As mentioned, it will be more than a magazine and beyond editorial storytelling will foster a global network of creatives athletes and fashion insiders with the aforementioned custom publishing and product drops elements also key to creating a durable brand.
In-the-news Debenhams has turned its attention away from corporate matters to tell us the brand is heading to the races.
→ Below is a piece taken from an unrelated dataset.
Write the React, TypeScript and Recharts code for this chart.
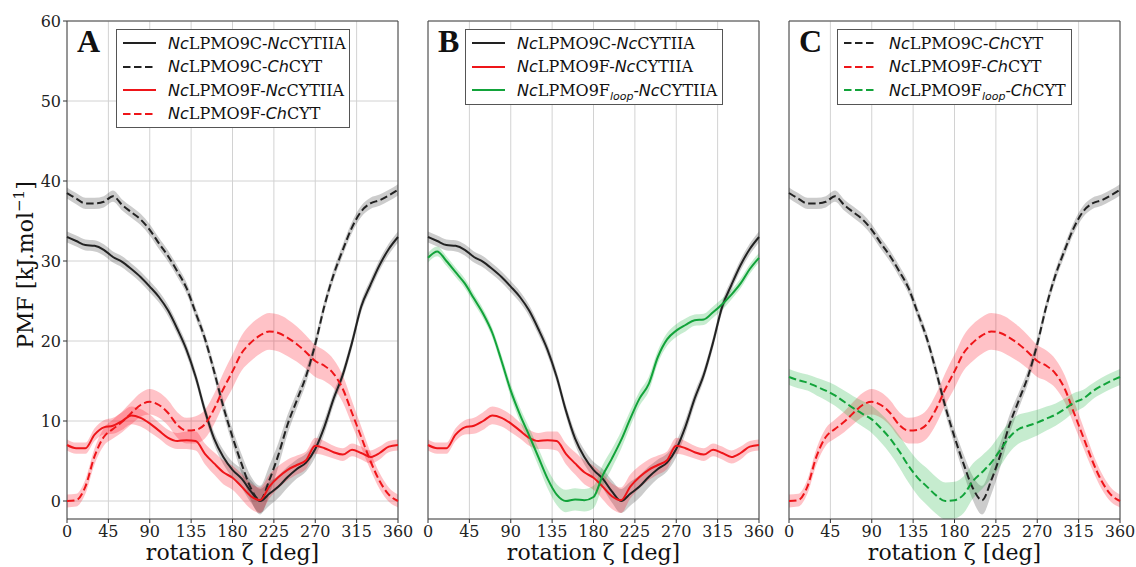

The digital department store has signed a two-year partnership deal to sponsor The Jockey Club and its premier racecourses.
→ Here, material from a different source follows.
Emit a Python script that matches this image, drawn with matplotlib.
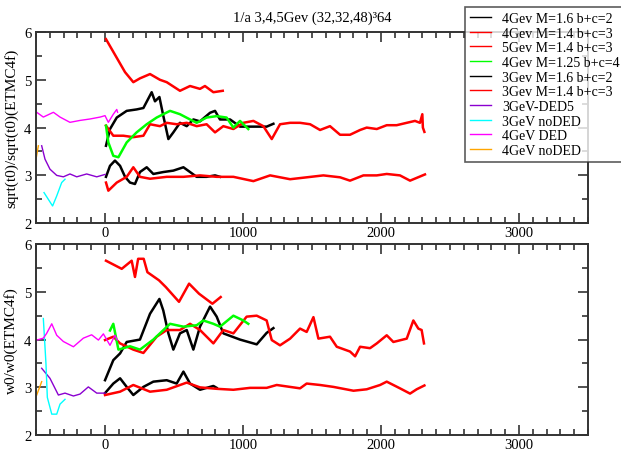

Specifically, the ‘Debenhams Day Spa’ is to launch at four of the UK’s key fixtures, creating “unrivalled moments of glamour and excitement” to deliver immersive race-day beauty experiences at some of the most prestigious fixtures on the racing calendar across 2025-2026.
It all begins with the upcoming Cheltenham Festival (15-18 March), followed by Epsom’s Derby Festival (7-8 June), Sandown Park (5-6 July), Newmarket’s July Festival (12-14 July), and the Grand National Festival in 2026.
We’re told the partnership unites “two British icons in retail and racing, blending Debenhams’ legacy of championing personal style and self-expression with The Jockey Club’s heritage of elegance and performance”. And the aim is “creating a modern space for racegoers to indulge in the very best of fashion and beauty from Debenhams”.
The Day Spas are luxury pop-up destinations that will provide spectators with interactive beauty moments and touch-ups using L’Oréal Luxe products (Lancome, YSL, Prada, Armani and Viktor + Rolf).
The spas will also feature pieces from the Coast at Debenhams fashion collections.
Beyond race-day activations, the partnership includes year-round branding across The Jockey Club’s 15 racecourses, “delivering consistent exposure to race-day audiences and an average ITV viewership of 400,000 across 85 fixtures annually”.
Dan Finley, CEO of Debenhams, said: “Horse racing embodies elegance, excitement and unforgettable memories – values that align perfectly with our ethos. Our Debenhams’ Day Spas will offer racegoers an irresistible opportunity to unwind, indulge and feel their very best throughout the day.”